### GIVEN MATERIAL
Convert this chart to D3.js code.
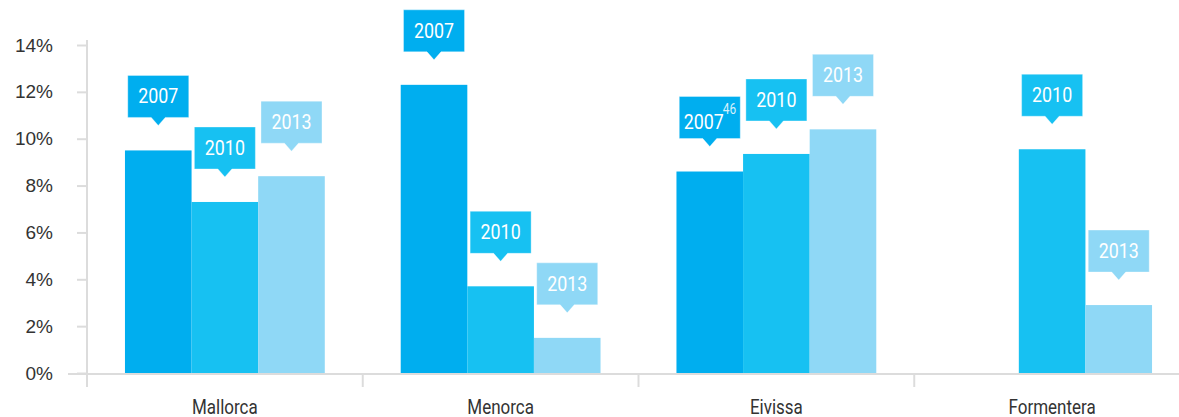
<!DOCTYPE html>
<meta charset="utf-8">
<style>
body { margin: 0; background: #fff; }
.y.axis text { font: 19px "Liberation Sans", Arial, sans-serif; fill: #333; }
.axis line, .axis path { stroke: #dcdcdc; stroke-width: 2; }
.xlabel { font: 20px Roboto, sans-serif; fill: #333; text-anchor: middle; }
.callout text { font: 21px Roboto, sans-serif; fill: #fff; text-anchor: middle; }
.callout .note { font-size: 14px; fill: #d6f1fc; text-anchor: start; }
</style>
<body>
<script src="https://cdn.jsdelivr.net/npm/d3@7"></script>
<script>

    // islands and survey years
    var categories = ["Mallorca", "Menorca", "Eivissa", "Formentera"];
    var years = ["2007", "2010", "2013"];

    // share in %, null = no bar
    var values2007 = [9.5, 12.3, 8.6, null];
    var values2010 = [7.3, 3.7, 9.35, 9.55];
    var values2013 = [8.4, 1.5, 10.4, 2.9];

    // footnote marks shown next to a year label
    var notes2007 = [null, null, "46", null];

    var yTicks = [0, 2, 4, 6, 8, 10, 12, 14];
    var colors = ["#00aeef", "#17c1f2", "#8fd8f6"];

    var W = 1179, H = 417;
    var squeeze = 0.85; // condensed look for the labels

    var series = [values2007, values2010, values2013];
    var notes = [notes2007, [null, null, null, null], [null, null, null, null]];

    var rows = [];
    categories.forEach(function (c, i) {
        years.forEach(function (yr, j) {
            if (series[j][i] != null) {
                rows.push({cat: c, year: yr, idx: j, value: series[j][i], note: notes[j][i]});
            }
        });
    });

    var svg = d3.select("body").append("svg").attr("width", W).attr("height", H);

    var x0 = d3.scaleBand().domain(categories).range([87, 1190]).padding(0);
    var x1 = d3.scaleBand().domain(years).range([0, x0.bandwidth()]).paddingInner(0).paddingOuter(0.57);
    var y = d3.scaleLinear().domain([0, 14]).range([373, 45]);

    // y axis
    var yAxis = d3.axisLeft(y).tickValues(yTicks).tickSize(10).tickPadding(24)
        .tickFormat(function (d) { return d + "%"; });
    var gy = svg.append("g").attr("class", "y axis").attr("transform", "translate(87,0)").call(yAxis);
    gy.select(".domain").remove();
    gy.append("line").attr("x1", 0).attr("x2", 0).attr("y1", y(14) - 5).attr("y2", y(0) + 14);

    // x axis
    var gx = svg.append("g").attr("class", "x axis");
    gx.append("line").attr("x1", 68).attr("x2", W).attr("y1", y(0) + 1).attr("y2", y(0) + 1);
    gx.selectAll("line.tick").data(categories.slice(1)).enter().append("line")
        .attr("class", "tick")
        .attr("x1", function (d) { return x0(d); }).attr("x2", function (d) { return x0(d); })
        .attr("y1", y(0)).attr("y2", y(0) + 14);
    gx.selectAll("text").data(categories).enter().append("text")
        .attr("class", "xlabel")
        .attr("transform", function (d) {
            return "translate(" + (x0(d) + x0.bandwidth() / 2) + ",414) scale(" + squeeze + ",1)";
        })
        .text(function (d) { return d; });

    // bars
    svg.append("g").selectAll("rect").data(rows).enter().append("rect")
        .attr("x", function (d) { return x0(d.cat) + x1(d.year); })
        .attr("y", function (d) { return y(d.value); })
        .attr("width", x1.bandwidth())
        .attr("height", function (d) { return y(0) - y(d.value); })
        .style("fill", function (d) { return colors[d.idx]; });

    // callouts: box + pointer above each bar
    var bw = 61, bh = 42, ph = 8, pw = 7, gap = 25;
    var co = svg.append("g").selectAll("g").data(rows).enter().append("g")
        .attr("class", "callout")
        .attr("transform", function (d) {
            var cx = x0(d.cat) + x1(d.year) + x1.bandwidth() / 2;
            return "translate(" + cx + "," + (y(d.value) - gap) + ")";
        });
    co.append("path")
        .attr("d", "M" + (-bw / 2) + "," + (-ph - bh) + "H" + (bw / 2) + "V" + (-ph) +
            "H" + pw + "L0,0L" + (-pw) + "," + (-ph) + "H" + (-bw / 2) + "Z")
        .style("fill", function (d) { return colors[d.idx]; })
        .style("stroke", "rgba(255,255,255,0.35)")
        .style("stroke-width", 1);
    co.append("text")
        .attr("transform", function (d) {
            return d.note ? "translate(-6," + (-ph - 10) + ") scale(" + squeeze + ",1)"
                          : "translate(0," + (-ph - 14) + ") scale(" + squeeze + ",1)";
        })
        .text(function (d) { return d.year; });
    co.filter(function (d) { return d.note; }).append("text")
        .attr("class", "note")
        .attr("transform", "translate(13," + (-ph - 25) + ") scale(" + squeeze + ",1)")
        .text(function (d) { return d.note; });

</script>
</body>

### WHAT THE TASK REQUIRES
Quote the listing above in full, except for the pictures.

### ANSWER TO THE EXERCISE
Convert this chart to D3.js code.
<!DOCTYPE html>
<meta charset="utf-8">
<style>
body { margin: 0; background: #fff; }
.y.axis text { font: 19px "Liberation Sans", Arial, sans-serif; fill: #333; }
.axis line, .axis path { stroke: #dcdcdc; stroke-width: 2; }
.xlabel { font: 20px Roboto, sans-serif; fill: #333; text-anchor: middle; }
.callout text { font: 21px Roboto, sans-serif; fill: #fff; text-anchor: middle; }
.callout .note { font-size: 14px; fill: #d6f1fc; text-anchor: start; }
</style>
<body>
<script src="https://cdn.jsdelivr.net/npm/d3@7"></script>
<script>

    // islands and survey years
    var categories = ["Mallorca", "Menorca", "Eivissa", "Formentera"];
    var years = ["2007", "2010", "2013"];

    // share in %, null = no bar
    var values2007 = [9.5, 12.3, 8.6, null];
    var values2010 = [7.3, 3.7, 9.35, 9.55];
    var values2013 = [8.4, 1.5, 10.4, 2.9];

    // footnote marks shown next to a year label
    var notes2007 = [null, null, "46", null];

    var yTicks = [0, 2, 4, 6, 8, 10, 12, 14];
    var colors = ["#00aeef", "#17c1f2", "#8fd8f6"];

    var W = 1179, H = 417;
    var squeeze = 0.85; // condensed look for the labels

    var series = [values2007, values2010, values2013];
    var notes = [notes2007, [null, null, null, null], [null, null, null, null]];

    var rows = [];
    categories.forEach(function (c, i) {
        years.forEach(function (yr, j) {
            if (series[j][i] != null) {
                rows.push({cat: c, year: yr, idx: j, value: series[j][i], note: notes[j][i]});
            }
        });
    });

    var svg = d3.select("body").append("svg").attr("width", W).attr("height", H);

    var x0 = d3.scaleBand().domain(categories).range([87, 1190]).padding(0);
    var x1 = d3.scaleBand().domain(years).range([0, x0.bandwidth()]).paddingInner(0).paddingOuter(0.57);
    var y = d3.scaleLinear().domain([0, 14]).range([373, 45]);

    // y axis
    var yAxis = d3.axisLeft(y).tickValues(yTicks).tickSize(10).tickPadding(24)
        .tickFormat(function (d) { return d + "%"; });
    var gy = svg.append("g").attr("class", "y axis").attr("transform", "translate(87,0)").call(yAxis);
    gy.select(".domain").remove();
    gy.append("line").attr("x1", 0).attr("x2", 0).attr("y1", y(14) - 5).attr("y2", y(0) + 14);

    // x axis
    var gx = svg.append("g").attr("class", "x axis");
    gx.append("line").attr("x1", 68).attr("x2", W).attr("y1", y(0) + 1).attr("y2", y(0) + 1);
    gx.selectAll("line.tick").data(categories.slice(1)).enter().append("line")
        .attr("class", "tick")
        .attr("x1", function (d) { return x0(d); }).attr("x2", function (d) { return x0(d); })
        .attr("y1", y(0)).attr("y2", y(0) + 14);
    gx.selectAll("text").data(categories).enter().append("text")
        .attr("class", "xlabel")
        .attr("transform", function (d) {
            return "translate(" + (x0(d) + x0.bandwidth() / 2) + ",414) scale(" + squeeze + ",1)";
        })
        .text(function (d) { return d; });

    // bars
    svg.append("g").selectAll("rect").data(rows).enter().append("rect")
        .attr("x", function (d) { return x0(d.cat) + x1(d.year); })
        .attr("y", function (d) { return y(d.value); })
        .attr("width", x1.bandwidth())
        .attr("height", function (d) { return y(0) - y(d.value); })
        .style("fill", function (d) { return colors[d.idx]; });

    // callouts: box + pointer above each bar
    var bw = 61, bh = 42, ph = 8, pw = 7, gap = 25;
    var co = svg.append("g").selectAll("g").data(rows).enter().append("g")
        .attr("class", "callout")
        .attr("transform", function (d) {
            var cx = x0(d.cat) + x1(d.year) + x1.bandwidth() / 2;
            return "translate(" + cx + "," + (y(d.value) - gap) + ")";
        });
    co.append("path")
        .attr("d", "M" + (-bw / 2) + "," + (-ph - bh) + "H" + (bw / 2) + "V" + (-ph) +
            "H" + pw + "L0,0L" + (-pw) + "," + (-ph) + "H" + (-bw / 2) + "Z")
        .style("fill", function (d) { return colors[d.idx]; })
        .style("stroke", "rgba(255,255,255,0.35)")
        .style("stroke-width", 1);
    co.append("text")
        .attr("transform", function (d) {
            return d.note ? "translate(-6," + (-ph - 10) + ") scale(" + squeeze + ",1)"
                          : "translate(0," + (-ph - 14) + ") scale(" + squeeze + ",1)";
        })
        .text(function (d) { return d.year; });
    co.filter(function (d) { return d.note; }).append("text")
        .attr("class", "note")
        .attr("transform", "translate(13," + (-ph - 25) + ") scale(" + squeeze + ",1)")
        .text(function (d) { return d.note; });

</script>
</body>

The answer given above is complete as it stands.